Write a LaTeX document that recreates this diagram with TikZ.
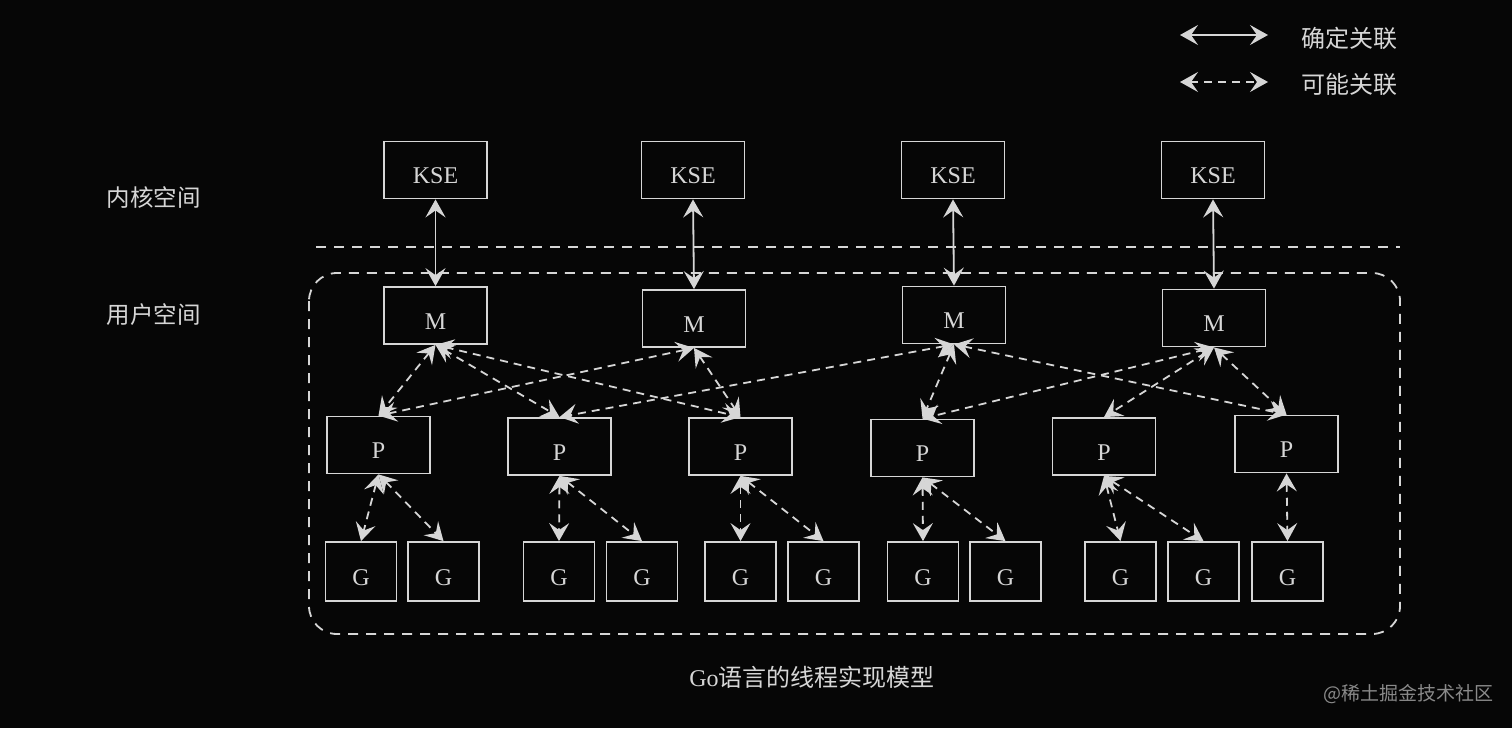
\documentclass[tikz,border=0pt]{standalone}
\usepackage{fontspec}
\setmainfont{Liberation Serif}
\newfontfamily\cjk{Noto Sans CJK SC}
\usetikzlibrary{arrows.meta}
\definecolor{bg}{HTML}{060606}
\definecolor{fg}{HTML}{D6D6D6}
\definecolor{wm}{HTML}{8A8A8A}
\begin{document}
\begin{tikzpicture}[x=1pt,y=-1pt,
  box/.style={draw=fg, line width=1.8pt, text=fg, font=\fontsize{24}{24}\selectfont, inner sep=0pt, text height=28pt, text depth=1pt, minimum width=103pt, minimum height=57pt},
  gbox/.style={box, minimum width=71pt, minimum height=59pt},
  sure/.style={draw=fg, line width=1.8pt, {Stealth[length=18pt,width=20pt,inset=7pt]}-{Stealth[length=18pt,width=20pt,inset=7pt]}},
  maybe/.style={sure, dash pattern=on 8pt off 6pt},
  lab/.style={text=fg, font=\cjk\fontsize{23.5}{23.5}\selectfont, inner sep=0pt}]
\fill[bg] (0,0) rectangle (1512,728);
\useasboundingbox (0,0) rectangle (1512,728);

% legend
\coordinate (l1a) at (1180,35); \coordinate (l1b) at (1268,35);
\coordinate (l2a) at (1180,82); \coordinate (l2b) at (1268,82);
\draw[sure] (l1a) -- (l1b);
\draw[maybe] (l2a) -- (l2b);
\node[lab, font=\cjk\fontsize{24}{24}\selectfont] (leg1) at (1349,38) {确定关联};
\node[lab, font=\cjk\fontsize{24}{24}\selectfont] (leg2) at (1349,84) {可能关联};

% side labels
\node[lab] (kern) at (153.5,198) {内核空间};
\node[lab] (user) at (153.5,315) {用户空间};

% separators
\draw[fg, line width=1.8pt, dash pattern=on 10pt off 8pt] (316,247) -- (1400,247);
\draw[fg, line width=1.8pt, dash pattern=on 10pt off 8pt, rounded corners=28pt] (309,273) rectangle (1400,634);

% KSE
\node[box] (K1) at (435.5,170) {KSE};
\node[box] (K2) at (693,170) {KSE};
\node[box] (K3) at (953,170) {KSE};
\node[box] (K4) at (1213,170) {KSE};
% M
\node[box] (M1) at (435.5,315.5) {M};
\node[box] (M2) at (694,318.5) {M};
\node[box] (M3) at (954,315) {M};
\node[box] (M4) at (1214,318) {M};
% P
\node[box] (P1) at (378.5,445) {P};
\node[box] (P2) at (559.5,446.5) {P};
\node[box] (P3) at (740.5,446.5) {P};
\node[box] (P4) at (922.5,448) {P};
\node[box] (P5) at (1104,446.5) {P};
\node[box] (P6) at (1286.5,444) {P};
% G
\foreach \n/\x in {1/361,2/443.5,3/559,4/642,5/740.5,6/823.5,7/923,8/1005.5,9/1120.5,10/1203.5,11/1287.5}
  \node[gbox] (G\n) at (\x,571.5) {G};

% KSE - M
\foreach \i in {1,2,3,4} \draw[sure] (K\i.south) -- (M\i.north);

% M - P
\draw[maybe] (M1.south) -- (P1.north);
\draw[maybe] (M1.south) -- (P2.north);
\draw[maybe] (M1.south) -- (P3.north);
\draw[maybe] (M2.south) -- (P1.north);
\draw[maybe] (M2.south) -- (P3.north);
\draw[maybe] (M3.south) -- (P2.north);
\draw[maybe] (M3.south) -- (P4.north);
\draw[maybe] (M3.south) -- (P6.north);
\draw[maybe] (M4.south) -- (P4.north);
\draw[maybe] (M4.south) -- (P5.north);
\draw[maybe] (M4.south) -- (P6.north);

% P - G
\draw[maybe] (P1.south) -- (G1.north);
\draw[maybe] (P1.south) -- (G2.north);
\draw[maybe] (P2.south) -- (G3.north);
\draw[maybe] (P2.south) -- (G4.north);
\draw[maybe] (P3.south) -- (G5.north);
\draw[maybe] (P3.south) -- (G6.north);
\draw[maybe] (P4.south) -- (G7.north);
\draw[maybe] (P4.south) -- (G8.north);
\draw[maybe] (P5.south) -- (G9.north);
\draw[maybe] (P5.south) -- (G10.north);
\draw[maybe] (P6.south) -- (G11.north);

% caption & watermark
\node[text=fg, inner sep=0pt, font=\fontsize{24}{24}\selectfont] (cap) at (812,677) {Go{\cjk 语言的线程实现模型}};
\node[text=wm, inner sep=0pt, font=\cjk\fontsize{19}{19}\selectfont] (wmk) at (1408,694) {@稀土掘金技术社区};
\end{tikzpicture}
\end{document}
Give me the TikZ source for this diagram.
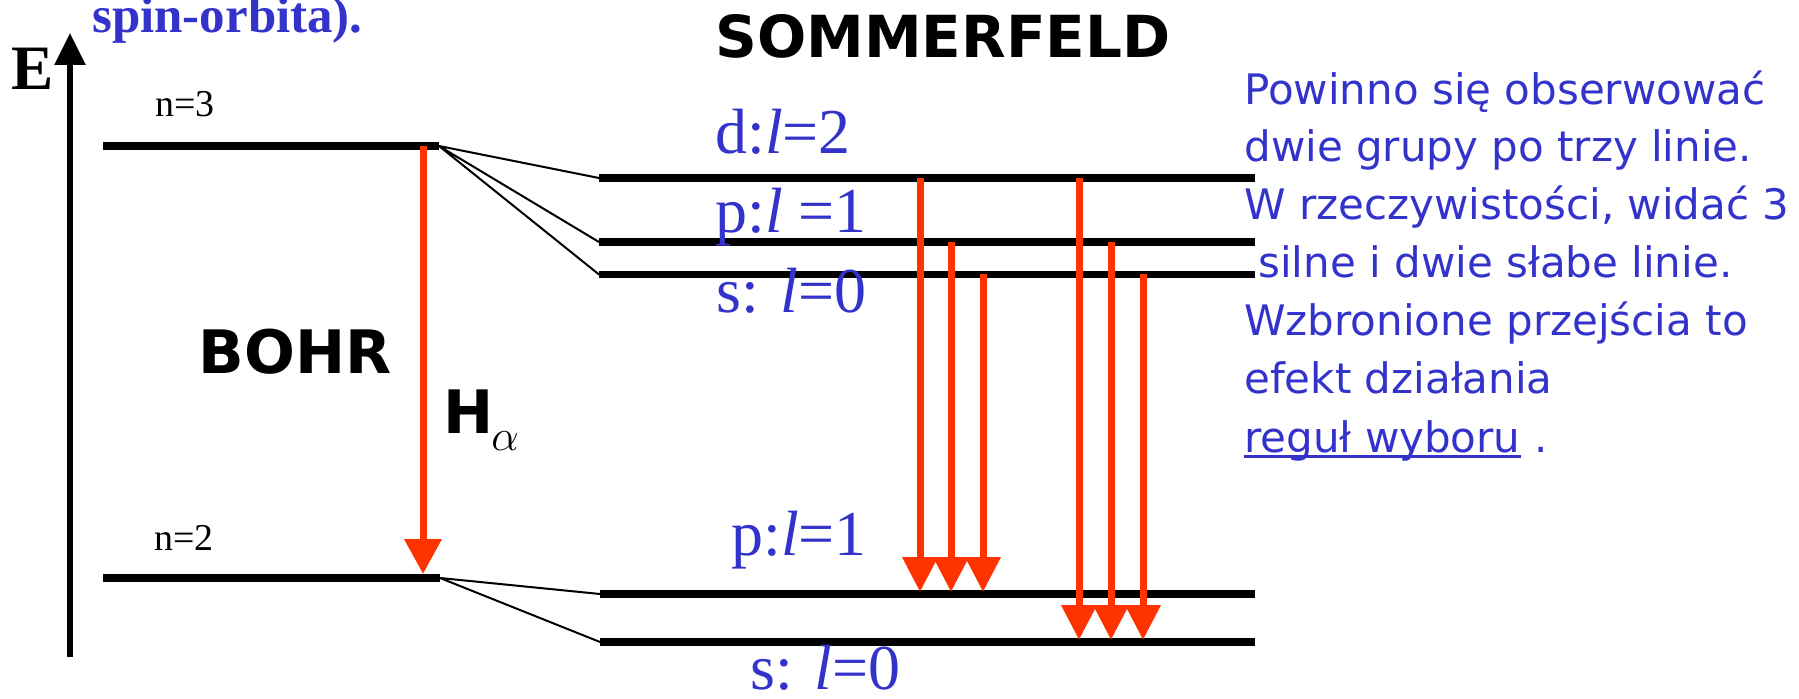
\documentclass[tikz,border=0pt]{standalone}
\usepackage{fontspec}
\setmainfont{Liberation Serif}
\newfontfamily\verd{DejaVu Sans}
\usetikzlibrary{arrows.meta}
\definecolor{lblue}{RGB}{51,51,204}
\definecolor{lred}{RGB}{255,51,0}

\begin{document}
\begin{tikzpicture}[x=0.02cm,y=-0.02cm]
\tikzstyle{every node}=[inner sep=0pt, anchor=base west]
\tikzstyle{level}=[line width=0.16cm]
\tikzstyle{split}=[line width=0.04cm]
\tikzstyle{trans}=[draw=lred, line width=0.14cm, -{Triangle[width=0.68cm,length=0.7cm]}]
\tikzstyle{lbl}=[text=lblue, font=\fontsize{36.4}{40}\selectfont]
\tikzstyle{note}=[text=lblue, font=\verd\fontsize{23.9}{30}\selectfont]
\useasboundingbox (0,0) rectangle (1799,699);

% Bohr levels
\coordinate (n3w) at (103,146); \coordinate (n3e) at (439,146);
\coordinate (n2w) at (103,578); \coordinate (n2e) at (440,578);
% Sommerfeld levels
\coordinate (dw) at (599,178);   \coordinate (de) at (1255,178);
\coordinate (pw) at (599,242);   \coordinate (pe) at (1255,242);
\coordinate (sw) at (599,274.5); \coordinate (se) at (1255,274.5);
\coordinate (plw) at (600,594);  \coordinate (ple) at (1255,594);
\coordinate (slw) at (600,642);  \coordinate (sle) at (1255,642);

\draw [line width=0.11cm, -{Triangle[width=0.6cm,length=0.64cm]}] (70,657) -- (70,33);

\draw [level] (n3w) -- (n3e);
\draw [level] (n2w) -- (n2e);
\foreach \a/\b in {dw/de, pw/pe, sw/se, plw/ple, slw/sle}
  \draw [level] (\a) -- (\b);
\draw [split] (n3e) -- (dw) (n3e) -- (pw) (n3e) -- (sw);
\draw [split] (n2e) -- (plw) (n2e) -- (slw);

% transitions
\coordinate (ha) at (423,0);
\draw [trans, -{Triangle[width=0.72cm,length=0.7cm]}] (ha |- n3w) -- ([yshift=0.08cm]ha |- n2w);
\foreach \x/\from in {920/dw, 951/pw, 983/sw}
  \draw [trans] (\x,0 |- \from) -- ([yshift=0.04cm]\x,0 |- plw);
\foreach \x/\from in {1079/dw, 1111/pw, 1143/sw}
  \draw [trans] (\x,0 |- \from) -- ([yshift=0.04cm]\x,0 |- slw);

\node[text=lblue, font=\bfseries\fontsize{29}{32}\selectfont] (spin) at (92,33) {spin-orbita).};
\node[font=\bfseries\fontsize{36}{38}\selectfont] (E) at (11,90) {E};
\node[font=\fontsize{21.6}{24}\selectfont] (n3) at (155,117) {n=3};
\node[font=\fontsize{21.6}{24}\selectfont] (n2) at (154,550) {n=2};
\node[anchor=base, font=\verd\bfseries\fontsize{34.1}{36}\selectfont] (bohr) at (295,373) {BOHR};
\node[font=\verd\bfseries\fontsize{34.1}{36}\selectfont] (H) at (443,433) {H};
\node[font=\fontsize{24.5}{26}\selectfont] (alpha) at (491,450) {$\alpha$};
\node[font=\verd\bfseries\fontsize{33}{36}\selectfont] (som) at (715,58) {SOMMERFELD};

\node[lbl] (ld) at (715,154) {d:\textit{l}=2};
\node[lbl] (lp) at (715,233) {p:\textit{l} =1};
\node[lbl] (ls) at (716,313) {s: \textit{l}=0};
\node[lbl] (lp2) at (731,555) {p:\textit{l}=1};
\node[lbl] (ls2) at (750,689) {s: \textit{l}=0};

\node[note] (t1) at (1244,105) {Powinno się obserwować};
\node[note] (t2) at (1244,162) {dwie grupy po trzy linie.};
\node[note] (t3) at (1244,220) {W rzeczywistości, widać 3};
\node[note] (t4) at (1258,277) {silne i dwie słabe linie.};
\node[note] (t5) at (1244,336) {Wzbronione przejścia to};
\node[note] (t6) at (1244,393) {efekt działania};
\node[note] (t7) at (1244,452) {reguł wyboru};
\node[note] (t8) at (t7.base east) {\ .};
\draw [lblue, line width=0.06cm] ([yshift=-0.08cm]t7.base west) -- ([yshift=-0.08cm]t7.base east);

\end{tikzpicture}
\end{document}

### [TASK PROMPT]
From the records above, transcribe exactly the lines starting at the one containing "Give me the TikZ source for this diagram." and ending at the one containing "(n2e) -- (slw);". Skip the pictures.

### [COMPLETE RESPONSE]
Give me the TikZ source for this diagram.
\documentclass[tikz,border=0pt]{standalone}
\usepackage{fontspec}
\setmainfont{Liberation Serif}
\newfontfamily\verd{DejaVu Sans}
\usetikzlibrary{arrows.meta}
\definecolor{lblue}{RGB}{51,51,204}
\definecolor{lred}{RGB}{255,51,0}

\begin{document}
\begin{tikzpicture}[x=0.02cm,y=-0.02cm]
\tikzstyle{every node}=[inner sep=0pt, anchor=base west]
\tikzstyle{level}=[line width=0.16cm]
\tikzstyle{split}=[line width=0.04cm]
\tikzstyle{trans}=[draw=lred, line width=0.14cm, -{Triangle[width=0.68cm,length=0.7cm]}]
\tikzstyle{lbl}=[text=lblue, font=\fontsize{36.4}{40}\selectfont]
\tikzstyle{note}=[text=lblue, font=\verd\fontsize{23.9}{30}\selectfont]
\useasboundingbox (0,0) rectangle (1799,699);

% Bohr levels
\coordinate (n3w) at (103,146); \coordinate (n3e) at (439,146);
\coordinate (n2w) at (103,578); \coordinate (n2e) at (440,578);
% Sommerfeld levels
\coordinate (dw) at (599,178);   \coordinate (de) at (1255,178);
\coordinate (pw) at (599,242);   \coordinate (pe) at (1255,242);
\coordinate (sw) at (599,274.5); \coordinate (se) at (1255,274.5);
\coordinate (plw) at (600,594);  \coordinate (ple) at (1255,594);
\coordinate (slw) at (600,642);  \coordinate (sle) at (1255,642);

\draw [line width=0.11cm, -{Triangle[width=0.6cm,length=0.64cm]}] (70,657) -- (70,33);

\draw [level] (n3w) -- (n3e);
\draw [level] (n2w) -- (n2e);
\foreach \a/\b in {dw/de, pw/pe, sw/se, plw/ple, slw/sle}
  \draw [level] (\a) -- (\b);
\draw [split] (n3e) -- (dw) (n3e) -- (pw) (n3e) -- (sw);
\draw [split] (n2e) -- (plw) (n2e) -- (slw);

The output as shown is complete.